MATLAB: Backslash (\) operator became much slower when updating from 2015b to 2019a

Question

Hello,

we recently updated our pretty old Matlab version from 2015b to 2019a, also due to hope for increased code performance.

A big simulation code of mine, which solves a lot of nonlinear (and hence also linear) systems, is now much slower than in the old 2019b version. Using the profiler, I was able to quickly find the root cause of the issue: The backslash operator, at least in my case, became slower by a factor of approximately 2.

My code is simply:

dx = -jac\f;

In my case, the matrix (called jac) is a 1438×1438 sparse matrix, the spy plot looks as follows:

The vector f is a non-sparse 1438×1 vector.

Doing (repeated and averaged) timing tests with the following code:

timeit(@() -jac\f)

yields

0.0054 on Matlab 2015b, and

0.012 on Matlab 2019a.

What is going on here? Has the algorithm selection in mldivide/backslash operator changed in the recent years? How can I get back to the old performance?

Trying to reproduce the problem in a more general and simple setting, I composed the following code:

Adense = diag(ones(4e3,1));
Asparse = sparse(Adense);
b = rand(4e3,1);
Duration_dense = timeit(@() -Adense\b)
Duration_sparse = timeit(@() -Asparse\b)

On my machine, this yields for Matlab 2019b:

Duration_dense =
    0.0823
Duration_sparse =
   3.6871e-05

In Matlab 2015b, I get the following for the same code as above:

Duration_dense =
    0.0813
Duration_sparse =
   3.8327e-05

I think this proves that in both the old and new versions, sparse matrices are correctly recognized as such (anything else would have been shocking). The issue might then be related to the specific sparsity pattern of my matrix.
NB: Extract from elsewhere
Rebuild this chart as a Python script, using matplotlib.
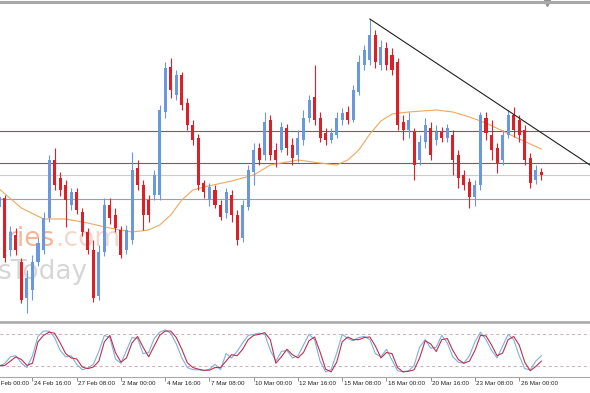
import numpy as np
import matplotlib
matplotlib.use("Agg")
import matplotlib.pyplot as plt
from matplotlib.transforms import blended_transform_factory

# OHLC per bar (8h bars)
opens = [193, 202, 150, 165, 138, 102, 110, 138, 150, 182, 240, 222, 215, 195, 208, 188, 168, 150, 104, 148,
         195, 185, 170, 150, 160, 232, 215, 200, 205, 205, 288, 333, 305, 325, 297, 275, 262, 217, 200, 210,
         195, 187, 205, 185, 162, 193, 228, 252, 245, 280, 250, 250, 272, 255, 245, 260, 282, 303, 282, 267,
         260, 265, 280, 288, 280, 308, 335, 340, 365, 335, 352, 345, 338, 278, 270, 268, 240, 258, 272, 260,
         268, 262, 265, 245, 225, 218, 203, 215, 282, 265, 252, 240, 265, 285, 280, 270, 242, 220, 228]
highs = [208, 205, 174, 172, 142, 130, 145, 162, 188, 245, 252, 228, 220, 212, 212, 192, 172, 160, 155, 202,
         202, 192, 174, 175, 248, 240, 220, 205, 230, 295, 338, 342, 330, 328, 302, 280, 266, 220, 217, 215,
         200, 212, 210, 190, 200, 235, 257, 257, 288, 285, 257, 278, 276, 262, 270, 290, 305, 335, 288, 272,
         272, 288, 292, 294, 315, 345, 355, 381, 370, 360, 358, 352, 342, 285, 288, 272, 265, 282, 278, 275,
         273, 276, 270, 250, 230, 222, 220, 288, 288, 280, 257, 270, 290, 293, 285, 275, 247, 235, 232]
lows = [190, 138, 144, 145, 97, 87, 100, 134, 146, 178, 210, 204, 173, 190, 186, 164, 146, 98, 100, 144,
        176, 168, 142, 146, 156, 210, 170, 178, 200, 200, 282, 302, 300, 290, 270, 255, 210, 202, 194, 192,
        180, 182, 178, 155, 158, 190, 215, 235, 240, 240, 233, 248, 245, 235, 238, 255, 278, 275, 258, 255,
        257, 262, 275, 276, 278, 305, 330, 335, 332, 330, 330, 325, 270, 260, 262, 220, 235, 252, 240, 255,
        258, 258, 225, 212, 210, 192, 194, 210, 260, 240, 227, 235, 262, 263, 258, 235, 212, 216, 220]
closes = [203, 142, 168, 150, 100, 122, 138, 157, 182, 240, 215, 210, 200, 208, 190, 168, 150, 102, 148, 195,
          182, 172, 145, 170, 230, 215, 185, 185, 225, 290, 332, 310, 325, 295, 275, 260, 215, 208, 213, 195,
          183, 208, 185, 160, 195, 230, 250, 240, 278, 245, 240, 273, 252, 242, 262, 282, 300, 280, 262, 260,
          267, 282, 287, 280, 310, 338, 350, 365, 338, 353, 335, 330, 275, 270, 280, 235, 258, 275, 245, 268,
          262, 272, 240, 222, 215, 203, 215, 285, 267, 250, 237, 265, 285, 270, 265, 240, 217, 230, 225]

# moving average, read at selected bars
ma_bars = [0, 4, 8, 12, 16, 20, 24, 27, 29, 31, 33, 35, 37, 42, 46, 49, 54, 58, 61, 63, 65, 67, 69, 71, 74,
           79, 82, 85, 88, 91, 94, 98]
ma_vals = [211, 192, 181, 181, 177, 172, 168, 170, 175, 185, 200, 210, 213, 219, 225, 235, 240, 237, 235, 240,
           250, 266, 279, 286, 288, 290, 288, 283, 277, 269, 261, 251]

# stochastic oscillator (%K blue, %D red)
stoch_k = [20, 26, 38, 40, 26, 18, 40, 76, 86, 86, 74, 50, 38, 40, 24, 14, 17, 24, 48, 78,
           74, 34, 26, 50, 74, 72, 44, 46, 72, 84, 88, 82, 62, 36, 18, 14, 14, 12, 15, 24,
           14, 44, 36, 48, 64, 78, 80, 82, 80, 50, 30, 48, 50, 36, 40, 60, 80, 70, 30, 10,
           14, 45, 80, 72, 68, 74, 76, 70, 44, 38, 52, 32, 12, 10, 12, 22, 56, 70, 54, 56,
           78, 64, 38, 28, 26, 40, 66, 84, 70, 50, 36, 58, 80, 70, 40, 16, 14, 30, 40]
stoch_d = [22, 22, 30, 38, 33, 22, 26, 66, 78, 84, 82, 64, 44, 36, 34, 19, 16, 19, 30, 66,
           78, 46, 28, 36, 64, 76, 56, 38, 58, 78, 86, 86, 74, 52, 27, 18, 15, 13, 13, 18,
           18, 30, 42, 40, 52, 70, 78, 80, 83, 70, 26, 38, 52, 42, 36, 46, 68, 75, 47, 15,
           10, 28, 66, 75, 70, 70, 74, 75, 58, 36, 46, 44, 18, 10, 11, 14, 36, 68, 62, 48,
           70, 72, 50, 33, 26, 30, 50, 78, 77, 60, 40, 45, 70, 76, 60, 28, 12, 20, 30]

levels = [269, 237, 225, 201]
level_colors = ["#b4405c", "#b4405c", "#cccccc", "#6cb8aa"]
trend_start = (67, 381)
trend_end = (106.8, 235)

tick_bars = [-1.6, 6, 14, 22, 30, 38, 46, 54, 62, 70, 78, 86, 94]
tick_labels = ["22 Feb 00:00", "24 Feb 16:00", "27 Feb 08:00", "2 Mar 00:00", "4 Mar 16:00", "7 Mar 08:00",
               "10 Mar 00:00", "12 Mar 16:00", "15 Mar 08:00", "18 Mar 00:00", "20 Mar 16:00",
               "23 Mar 08:00", "26 Mar 00:00"]

BLUE = "#6a98de"
RED = "#dd2027"
GRID = "#a8a8a8"

fig = plt.figure(figsize=(5.9, 3.93), dpi=100)
ax = fig.add_axes([0, 72 / 393, 1, 319 / 393])
ax2 = fig.add_axes([0, 16 / 393, 1, 55 / 393])

o = np.array(opens, float)
h = np.array(highs, float)
l = np.array(lows, float)
c = np.array(closes, float)
x = np.arange(len(o))
cols = np.where(c >= o, BLUE, RED)

for lv, lc in zip(levels, level_colors):
    ax.axhline(lv, color=lc, lw=0.8, zorder=1)

ax.vlines(x, l, h, colors=cols, lw=0.8, zorder=3)
ax.bar(x, np.maximum(np.abs(c - o), 0.8), bottom=np.minimum(o, c), width=0.55,
       color=cols, linewidth=0, zorder=3)
ax.plot(ma_bars, ma_vals, color="#f0a860", lw=0.8, zorder=2)
ax.plot([trend_start[0], trend_end[0]], [trend_start[1], trend_end[1]], color="#202020", lw=0.8, zorder=4)

# faint watermark, cut at the left edge like the original
wm = ax.text(0.012, 0.257, "ries", transform=ax.transAxes, fontsize=19, color="#f4b698",
             ha="left", va="center", zorder=0)
ax.annotate(".com", xy=(1, 0), xycoords=wm, fontsize=19, color="#f2d8cc",
            ha="left", va="bottom", zorder=0)
ax.text(-0.004, 0.155, "sToday", transform=ax.transAxes, fontsize=19, color="#d6d6d6",
        ha="left", va="center", zorder=0)

ax.set_xlim(0.13, 106.8)
ax.set_ylim(79, 398)
ax.set_xticks([])
ax.set_yticks([])
for s in ["left", "right", "bottom"]:
    ax.spines[s].set_visible(False)
ax.spines["top"].set_color(GRID)
ax.spines["top"].set_linewidth(2.2)
ax.plot([0.927], [0.996], marker="v", color="#909090", ms=4, transform=ax.transAxes, clip_on=False)

ax2.axhline(80, color="#d0aab4", lw=0.7, ls=(0, (3, 3)))
ax2.axhline(20, color="#d0aab4", lw=0.7, ls=(0, (3, 3)))
ax2.plot(x, stoch_k, color="#7fb0dc", lw=0.8)
ax2.plot(x, stoch_d, color="#c0304c", lw=0.8)
ax2.set_xlim(0.13, 106.8)
ax2.set_ylim(0.4, 102.9)
ax2.set_yticks([])
ax2.set_xticks(tick_bars[1:])
ax2.set_xticklabels([])
ax2.tick_params(axis="x", length=3, color="#808080", width=0.6)
for s in ["left", "right"]:
    ax2.spines[s].set_visible(False)
ax2.spines["top"].set_color(GRID)
ax2.spines["top"].set_linewidth(1.8)
ax2.spines["bottom"].set_color(GRID)
ax2.spines["bottom"].set_linewidth(0.8)

tr = blended_transform_factory(ax2.transData, ax2.transAxes)
for b, lab in zip(tick_bars, tick_labels):
    ax2.text(b + 0.25, -0.11, lab, transform=tr, fontsize=4.5, family="Liberation Sans",
             color="#202020", ha="left", va="center", clip_on=False)

fig.savefig("out.png", dpi=100)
Does anyone have an idea what is going on here?

Thank you!

Answer 1

Thank you for these logs. The difference in behavior comes from the following message, saying that we repeat the factorization with different options:

sp\: However, UMFPACK may have failed to produce a correct factorization
     possibly due to aggressive pivot tolerances or because the problem
     is ill-conditioned.
sp\: These tolerances were:
	Pivot Tolerance:           0.1
	Diagonal Pivot Tolerance:  0.001
We will factor the matrix again but use standard partial pivoting.
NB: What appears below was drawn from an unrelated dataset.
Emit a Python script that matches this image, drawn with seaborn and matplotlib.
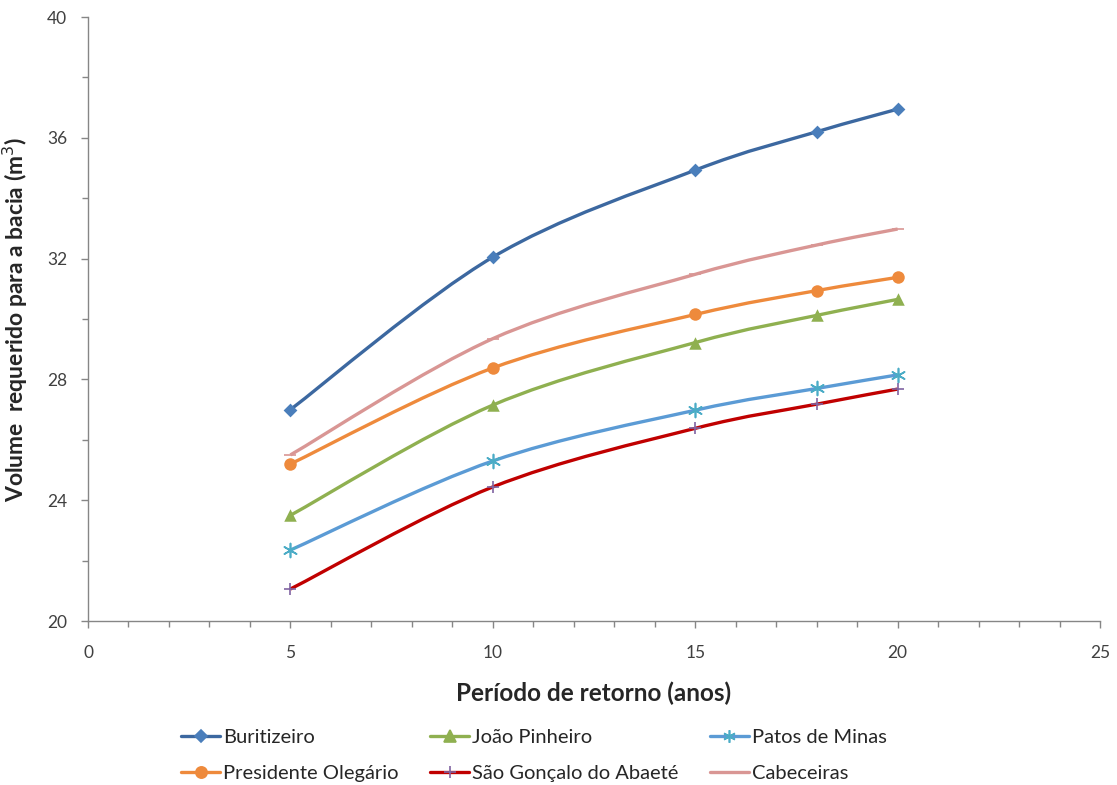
import numpy as np
import pandas as pd
import matplotlib
matplotlib.use("Agg")
import matplotlib.pyplot as plt
import seaborn as sns
from matplotlib.path import Path
from matplotlib.patches import PathPatch
from matplotlib.lines import Line2D
from matplotlib.ticker import MultipleLocator

periods = [5, 10, 15, 18, 20]
buritizeiro = [27.0, 32.05, 34.93, 36.2, 36.95]
joao_pinheiro = [23.5, 27.15, 29.22, 30.12, 30.65]
patos_de_minas = [22.35, 25.3, 26.98, 27.7, 28.15]
presidente_olegario = [25.2, 28.38, 30.15, 30.94, 31.38]
sao_goncalo = [21.06, 24.44, 26.38, 27.18, 27.68]
cabeceiras = [25.5, 29.35, 31.48, 32.45, 32.98]

names = ["Buritizeiro", "João Pinheiro", "Patos de Minas",
         "Presidente Olegário", "São Gonçalo do Abaeté", "Cabeceiras"]
series = [buritizeiro, joao_pinheiro, patos_de_minas,
          presidente_olegario, sao_goncalo, cabeceiras]

line_colors = ["#3C68A0", "#8FB050", "#5B9BD5", "#EE8A3C", "#C00000", "#D99694"]
marker_colors = ["#4A7EBB", "#8FB050", "#4BACC6", "#EE8A3C", "#8064A2", "#D99694"]
markers = ["D", "^", (6, 2, 0), "o", "+", "_"]
msizes = [7, 9, 10, 9, 9, 9]

sns.set_style("white")
plt.rcParams["font.family"] = ["Lato", "DejaVu Sans"]

fig = plt.figure(figsize=(11.17, 7.85), dpi=100)
ax = fig.add_axes([0.0788, 0.2089, 0.906, 0.7694])
ax.set_xlim(0, 25)
ax.set_ylim(20, 40)


def smooth_path(xs, ys):
    pts = np.column_stack([xs, ys]).astype(float)
    n = len(pts)
    verts = [pts[0]]
    codes = [Path.MOVETO]
    for i in range(n - 1):
        p0 = pts[i - 1] if i > 0 else pts[i]
        p1 = pts[i]
        p2 = pts[i + 1]
        p3 = pts[i + 2] if i + 2 < n else pts[i + 1]
        c1 = p1 + (p2 - p0) / 6.0
        c2 = p2 - (p3 - p1) / 6.0
        verts += [c1, c2, p2]
        codes += [Path.CURVE4] * 3
    return Path(verts, codes)


handles = []
for name, vals, lc, mc, mk, ms in zip(names, series, line_colors, marker_colors, markers, msizes):
    ax.add_patch(PathPatch(smooth_path(periods, vals), facecolor="none",
                           edgecolor=lc, lw=2.4, zorder=2))
    df = pd.DataFrame({"x": periods, "y": vals})
    if mk in ("+", "_"):
        ax.plot(df["x"], df["y"], linestyle="none", marker=mk, color=mc,
                markersize=ms, markeredgewidth=1.2, zorder=3)
    else:
        sns.scatterplot(data=df, x="x", y="y", ax=ax, marker=mk, color=mc,
                        s=ms ** 2, edgecolor=mc if mk != (6, 2, 0) else None,
                        linewidth=1.2 if mk == (6, 2, 0) else 0, zorder=3, legend=False)
    handles.append(Line2D([], [], color=lc, lw=2.4, marker=mk, markersize=ms * 0.9,
                          markerfacecolor=mc, markeredgecolor=mc, markeredgewidth=1.2))

for s in ["top", "right"]:
    ax.spines[s].set_visible(False)
for s in ["left", "bottom"]:
    ax.spines[s].set_color("#868686")
    ax.spines[s].set_linewidth(1.0)

ax.xaxis.set_major_locator(MultipleLocator(5))
ax.xaxis.set_minor_locator(MultipleLocator(1))
ax.yaxis.set_major_locator(MultipleLocator(4))
ax.yaxis.set_minor_locator(MultipleLocator(2))
ax.tick_params(axis="both", which="both", direction="out", color="#868686",
               labelcolor="#404040", labelsize=12.5, left=True, bottom=True)
ax.tick_params(axis="both", which="major", length=5, width=1)
ax.tick_params(axis="both", which="minor", length=4, width=1)
ax.tick_params(axis="x", pad=12)
ax.tick_params(axis="y", pad=10)

ax.set_xlabel("Período de retorno (anos)", fontsize=17.5, fontweight="bold", labelpad=15)
ax.set_ylabel("Volume  requerido para a bacia (m$^3$)", fontsize=16.5, fontweight="bold", labelpad=12)

# column-major order so rows read: B, JP, PM / PO, SG, Cab
order = [0, 3, 1, 4, 2, 5]
fig.legend([handles[i] for i in order], [names[i] for i in order],
           loc="lower center", bbox_to_anchor=(0.478, -0.019), ncol=3,
           frameon=False, fontsize=14.5, handlelength=1.9, handletextpad=0.15,
           columnspacing=1.6, labelspacing=0.95)

fig.savefig("out.png", dpi=100)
This is done because we heuristically determined that it's likely for the result of the first computation not to be accurate enough. This tolerance was tightened recently, which would be why it's now showing up for this matrix.

There are parameters in spparms that can affect the behavior of the sparse LU solve ('piv_tol' and 'sym_tol') which may be changed to avoid this behavior. You could use spparms to check if this works.

Note these options will also affect the accuracy of the result, so it's a good idea to check the residual while you are modifying the parameters, and to, if possible, only use modified spparms settings in the context where you need them. These are global variables that will affect the behavior of every call to backslash in a MATLAB session.